I recall about how Rob Pike (who famously has just 'r' as his username) once got spammed when some script that sent email invoked an email-sending API with a single email address instead of a list.
If we're going to go EIBTI route, why not be explicit where it counts?
for char in a_string.chars():
It would also help in distinguishing iterating through combined characters (graphemes), and be almost analogous to iterating through words with .split() and lines with .splitlines().
While we're at it, I would be very happy with for line in a_file.lines()
, again giving the ability to be explicit with a_file.records(sep=...) or a_file.blocks(size=...).
Yes, I know what the response is going to be. But if we really don't want to change the language, maybe it really is not the problem of the language as a whole, but of a specific API. And there I don't see any problem with writing
if isinstance(an_arg, str):
raise ValueError('an_arg is supposed to be an iterable of non-single-character strings')
Again, it's not the type that's wrong (although you can raise TypeError above if you want:). Analogy: there are many functions that declaratively accept int, but in fact work only with nonnegative numbers. In fact, I think there are more such functions than the ones that work out of the box with negative integers. Are we going to redefine that an annotation n: int
really means a nonnegative integer, and require people who want int
to mean int to jump through hoops?
I found this thread because I am looking for a way to annotate some code like below:
from typing import Iterable, overload, Optional
USER_IDS = {'Alice': 1, 'Bob': 2, 'Carol': 3}
@overload
def get_user_id(name: str) -> Optional[int]: ...
@overload
def get_user_id(name: Iterable[str]) -> Iterable[Optional[int]]: ...
def get_user_id(name):
if isinstance(name, str):
return USER_IDS.get(name)
else:
return [USER_IDS.get(item) for item in name]

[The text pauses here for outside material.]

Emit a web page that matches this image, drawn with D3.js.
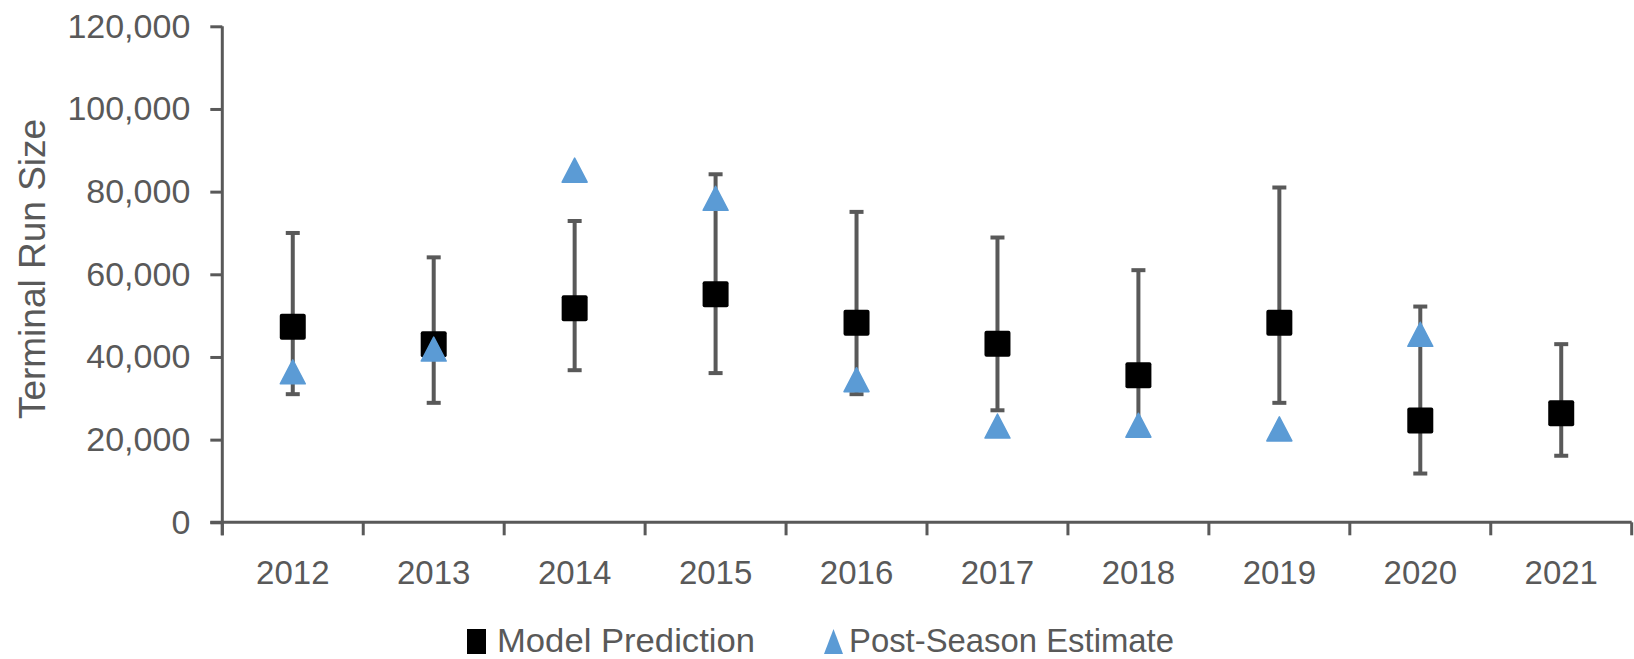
<!DOCTYPE html>
<html><head><meta charset="utf-8">
<script src="https://cdn.jsdelivr.net/npm/d3@7"></script>
<style>body{margin:0;background:#fff}svg{display:block}text{font-family:"Liberation Sans",Arial,sans-serif;fill:#595959}</style>
</head><body><svg id="c" width="1634" height="659"></svg>
<script>
const years = ["2012","2013","2014","2015","2016","2017","2018","2019","2020","2021"];
const modelPrediction = [47300,43100,51800,55200,48300,43200,35600,48300,24600,26400];
const upperBound = [70000,64100,72900,84200,75100,68900,61000,81000,52200,43100];
const lowerBound = [31000,28900,36800,36100,31000,27100,21000,28900,11800,16100];
const postSeason = [36400,41900,85200,78400,34500,23300,23500,22600,45500,null];
const yTicks = [0,20000,40000,60000,80000,100000,120000];
const seriesNames = ["Model Prediction","Post-Season Estimate"];

const svg = d3.select("#c");
const pLeft = 222.3, pRight = 1631.7, pTop = 26.3, pBottom = 522.3;
const x = d3.scaleBand().domain(years).range([pLeft, pRight]);
const y = d3.scaleLinear().domain([0,120000]).range([pBottom, pTop]);
const axisColor = "#595959";

// y axis
const ya = svg.append("g").attr("transform",`translate(${pLeft},0)`)
  .call(d3.axisLeft(y).tickValues(yTicks).tickSize(12).tickPadding(20).tickFormat(d3.format(",")));
ya.select(".domain").remove();
ya.selectAll("line").attr("stroke",axisColor).attr("stroke-width",3);
ya.selectAll("text").style("font-size","34px").attr("fill",axisColor);
svg.append("line").attr("x1",pLeft).attr("x2",pLeft).attr("y1",pTop).attr("y2",pBottom+13)
  .attr("stroke",axisColor).attr("stroke-width",3);

// x axis
const xa = svg.append("g").attr("transform",`translate(0,${pBottom})`)
  .call(d3.axisBottom(x).tickSize(0).tickPadding(38));
xa.select(".domain").remove();
xa.selectAll("text").style("font-size","33px").attr("fill",axisColor);
svg.append("line").attr("x1",pLeft-12).attr("x2",pRight).attr("y1",pBottom).attr("y2",pBottom)
  .attr("stroke",axisColor).attr("stroke-width",3);
const bounds = years.map(d=>x(d)).concat([x(years[years.length-1])+x.bandwidth()]);
svg.append("g").selectAll("line").data(bounds).join("line")
  .attr("x1",d=>d).attr("x2",d=>d).attr("y1",pBottom).attr("y2",pBottom+13)
  .attr("stroke",axisColor).attr("stroke-width",3);

// y title
svg.append("text").attr("transform",`translate(32,269) rotate(-90)`)
  .attr("text-anchor","middle").attr("dominant-baseline","central")
  .style("font-size","37px").text("Terminal Run Size");

const cx = d => x(d) + x.bandwidth()/2;
// error bars
const eb = svg.append("g").attr("stroke",axisColor).attr("stroke-width",4);
years.forEach((yr,i)=>{
  eb.append("line").attr("x1",cx(yr)).attr("x2",cx(yr)).attr("y1",y(upperBound[i])).attr("y2",y(lowerBound[i]));
  [upperBound[i],lowerBound[i]].forEach(v=>{
    eb.append("line").attr("x1",cx(yr)-7).attr("x2",cx(yr)+7).attr("y1",y(v)).attr("y2",y(v));
  });
});
// squares
const sq = 26;
svg.append("g").selectAll("rect").data(years).join("rect")
  .attr("x",d=>cx(d)-sq/2).attr("y",(d,i)=>y(modelPrediction[i])-sq/2)
  .attr("width",sq).attr("height",sq).attr("rx",2).attr("fill","#000");
// triangles
const tw = 25, th = 24;
const tri = (w,h)=>`M0,${-h/2}L${w/2},${h/2}L${-w/2},${h/2}Z`;
svg.append("g").selectAll("path").data(years.map((d,i)=>[d,postSeason[i]]).filter(d=>d[1]!=null)).join("path")
  .attr("transform",d=>`translate(${cx(d[0])},${y(d[1])})`)
  .attr("d",tri(tw,th)).attr("fill","#5B9BD5").attr("stroke","#5B9BD5").attr("stroke-width",1.5).attr("stroke-linejoin","round");

// legend
const lg = svg.append("g");
lg.append("rect").attr("x",467).attr("y",629).attr("width",19).attr("height",25).attr("fill","#000");
lg.append("text").attr("x",497).attr("y",652).style("font-size","33px").attr("textLength",258).attr("lengthAdjust","spacingAndGlyphs").text(seriesNames[0]);
lg.append("path").attr("transform","translate(833.5,641.5)").attr("d",tri(19,25)).attr("fill","#5B9BD5");
lg.append("text").attr("x",849).attr("y",652).style("font-size","33px").attr("textLength",325).attr("lengthAdjust","spacingAndGlyphs").text(seriesNames[1]);
</script></body></html>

Currently, mypy (v0.730) gives error: Overloaded function signatures 1 and 2 overlap with incompatible return types
Not sure if anyone suggested this before, perhaps we can add a "negative" or "difference" type. Similar to Union
that is an analogy to the set operator |
, Diff[A, B]
corresponds to the -
operator, which matches anything that is type A
but not type B
.
Having the Diff
type, we can annotate the above code as:
from typing import Diff, Iterable, overload, Optional
USER_IDS = {'Alice': 1, 'Bob': 2, 'Carol': 3}
@overload
def get_user_id(name: str) -> Optional[int]: ...
@overload
def get_user_id(name: Diff[Iterable[str], str]) -> Iterable[Optional[int]]: ...
def get_user_id(name):
if isinstance(name, str):
return USER_IDS.get(name)
else:
return [USER_IDS.get(item) for item in name]

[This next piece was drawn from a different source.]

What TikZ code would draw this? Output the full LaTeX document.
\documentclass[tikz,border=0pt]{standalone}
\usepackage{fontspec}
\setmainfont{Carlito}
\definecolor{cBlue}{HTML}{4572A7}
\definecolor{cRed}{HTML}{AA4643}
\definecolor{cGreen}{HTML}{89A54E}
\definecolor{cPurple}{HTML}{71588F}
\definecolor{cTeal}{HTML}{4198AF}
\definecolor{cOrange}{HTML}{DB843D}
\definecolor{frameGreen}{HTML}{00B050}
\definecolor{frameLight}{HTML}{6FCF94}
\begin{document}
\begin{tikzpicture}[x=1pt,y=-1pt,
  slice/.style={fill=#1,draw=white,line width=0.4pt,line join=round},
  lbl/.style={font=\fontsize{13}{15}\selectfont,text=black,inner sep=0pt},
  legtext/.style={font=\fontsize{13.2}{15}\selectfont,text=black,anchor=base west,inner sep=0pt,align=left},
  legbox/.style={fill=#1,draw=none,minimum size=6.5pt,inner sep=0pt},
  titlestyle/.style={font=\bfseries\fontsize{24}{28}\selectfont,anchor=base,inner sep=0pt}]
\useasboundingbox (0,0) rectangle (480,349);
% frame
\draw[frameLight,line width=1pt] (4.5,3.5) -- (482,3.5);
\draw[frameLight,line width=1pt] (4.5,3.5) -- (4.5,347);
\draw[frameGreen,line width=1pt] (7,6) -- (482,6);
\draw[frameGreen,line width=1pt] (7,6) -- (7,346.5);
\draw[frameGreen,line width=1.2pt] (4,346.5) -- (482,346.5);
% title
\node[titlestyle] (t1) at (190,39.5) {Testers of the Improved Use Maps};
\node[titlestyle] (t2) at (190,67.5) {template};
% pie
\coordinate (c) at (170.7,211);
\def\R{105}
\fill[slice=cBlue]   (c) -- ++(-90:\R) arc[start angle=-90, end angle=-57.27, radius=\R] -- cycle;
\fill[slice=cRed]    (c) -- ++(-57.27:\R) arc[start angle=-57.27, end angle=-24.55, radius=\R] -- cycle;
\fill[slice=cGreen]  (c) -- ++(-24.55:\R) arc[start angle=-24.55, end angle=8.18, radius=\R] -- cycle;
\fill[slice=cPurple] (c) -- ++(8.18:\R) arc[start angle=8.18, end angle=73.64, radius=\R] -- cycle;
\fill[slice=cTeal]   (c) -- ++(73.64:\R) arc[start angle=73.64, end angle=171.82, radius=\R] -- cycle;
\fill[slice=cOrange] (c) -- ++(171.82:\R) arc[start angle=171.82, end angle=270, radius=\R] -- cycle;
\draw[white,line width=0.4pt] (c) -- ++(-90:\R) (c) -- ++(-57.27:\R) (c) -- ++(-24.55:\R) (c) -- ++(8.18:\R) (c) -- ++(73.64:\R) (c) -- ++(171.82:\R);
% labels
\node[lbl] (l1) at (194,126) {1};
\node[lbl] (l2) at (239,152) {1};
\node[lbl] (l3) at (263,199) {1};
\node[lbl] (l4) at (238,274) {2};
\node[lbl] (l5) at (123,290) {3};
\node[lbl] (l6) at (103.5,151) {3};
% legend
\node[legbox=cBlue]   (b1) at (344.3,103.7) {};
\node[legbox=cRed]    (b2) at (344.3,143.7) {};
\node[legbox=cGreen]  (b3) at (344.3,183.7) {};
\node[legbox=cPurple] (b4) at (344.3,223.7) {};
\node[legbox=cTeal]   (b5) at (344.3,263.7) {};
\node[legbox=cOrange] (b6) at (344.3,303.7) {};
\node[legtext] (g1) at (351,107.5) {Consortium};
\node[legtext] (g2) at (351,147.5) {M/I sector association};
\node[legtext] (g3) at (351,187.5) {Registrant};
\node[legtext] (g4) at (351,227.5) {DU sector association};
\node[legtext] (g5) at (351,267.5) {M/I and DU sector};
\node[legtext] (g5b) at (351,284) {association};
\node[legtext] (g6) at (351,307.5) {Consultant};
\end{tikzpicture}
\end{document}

I ended up here looking for a way to handle a case almost identical to the above, trying to specify different overloads for str
vs Sequence[str]
.
A trivial example:
def foo(value):
if isinstance(value, str):
return len(value)
return [len(x) for x in value]
How can I annotate such a function such that
foo("abc") + 1
max(foo(["a", "bcdefg"]))
are both valid? As far as I can tell, I have to give up and say def foo(value: Sequence[str]) -> Any
.
It's worth noting explicitly that this is distinct from the case in which we want to write
def bar(xs: Sequence[str]):
return max([len(x) for x in xs] or [0])
and forbid xs="abc"
.
I'm not trying to use type checking to forbid using a string -- I'm trying to correctly describe how the types of arguments map to the types of potential return values.

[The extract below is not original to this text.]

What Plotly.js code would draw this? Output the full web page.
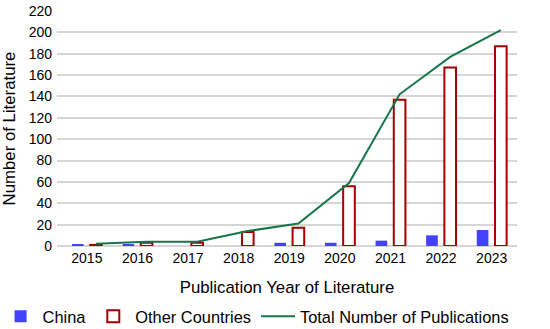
<!DOCTYPE html>
<html><head><meta charset="utf-8">
<script src="https://cdn.plot.ly/plotly-3.0.1.min.js"></script>
<style>html,body{margin:0;padding:0;background:#fff}#chart{width:550px;height:329px}</style>
</head><body><div id="chart"></div>
<script>
const years = [2015, 2016, 2017, 2018, 2019, 2020, 2021, 2022, 2023];
const china = [1, 1, 0, 0, 3, 3, 5, 10, 15];
const otherCountries = [1, 3, 3, 13, 17, 56, 137, 167, 187];
const totalPublications = [2, 4, 4, 14, 21, 59, 142, 177, 202];

const font = {family: 'Liberation Sans, Arial, sans-serif', color: '#000'};
const lineShift = 0.18; // line drawn over the "Other Countries" bar of each year
const traces = [
  {type: 'bar', name: 'China', x: years, y: china, width: 0.23, offset: -0.295,
   marker: {color: '#4141FF', line: {width: 0}}},
  {type: 'bar', name: 'Other Countries', x: years, y: otherCountries, width: 0.23, offset: 0.065,
   marker: {color: '#FFFFFF', line: {color: '#A50000', width: 2}}},
  {type: 'scatter', mode: 'lines', name: 'Total Number of Publications',
   x: years.map(v => v + lineShift), y: totalPublications,
   line: {color: '#17754A', width: 2}}
];
const layout = {
  width: 550, height: 329,
  margin: {l: 57, r: 33, t: 11, b: 83, autoexpand: false},
  paper_bgcolor: '#fff', plot_bgcolor: '#fff',
  font: Object.assign({size: 14}, font),
  barmode: 'overlay',
  showlegend: true,
  xaxis: {type: 'linear', range: [2014.41, 2023.5], tickmode: 'array', tickvals: years, ticktext: years.map(String),
    showgrid: false, zeroline: false, showline: false, ticks: '', automargin: false, ticklabelstandoff: 2,
    tickfont: {size: 14}, title: {text: 'Publication Year of Literature', font: {size: 16.8}, standoff: 16}},
  yaxis: {range: [0, 220], dtick: 20, showgrid: true, gridcolor: '#D6D6D6', gridwidth: 2,
    zeroline: true, zerolinecolor: '#D6D6D6', zerolinewidth: 2, showline: false, ticks: '',
    ticklabelstandoff: 4,
    tickfont: {size: 14}, title: {text: 'Number of Literature', font: {size: 16.8}, standoff: 8}},
  legend: {orientation: 'h', x: -0.127, y: -0.2255, xanchor: 'left', yanchor: 'top',
    font: {size: 16.4}, traceorder: 'normal', itemwidth: 34}
};
Plotly.newPlot('chart', traces, layout, {displayModeBar: false});
</script></body></html>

Generalizing beyond strings, it seems like what's wanted is a way of excluding a type from an annotation which would otherwise cover it.
I'd love to see
def foo(value: str) -> int: ...
def foo(value: Excluding[str, Sequence[str]]) -> List[int]: ...
or even for this to be deduced from overloads based on their ordering:
def foo(value: str) -> int: ...
def foo(value: Sequence[str]) -> List[int]: ...
with the meaning that the first annotation takes precedence.
I've also run into this issue. In my case, I have functions that iterate over the given parameter assuming said parameter is a List or Tuple of strings. If a string were passed in by accident, things will break. Ex:
def check_users_exist(users: Union[List[str], Tuple[str]]) -> Tuple[bool, List[Tuple[str, int]]]:
results = []
for user in users:
results.append((user, request.urlopen(f'{addr}/users/{user}').status)) # This breaks if `users` is eg. "username", as we ask for `u`, `s`, etc.
return all([199 < x[1] < 300 for x in results]), results
# Granted, an `isinstance` check would save us here, but it would be great if the type checker could alert us, too.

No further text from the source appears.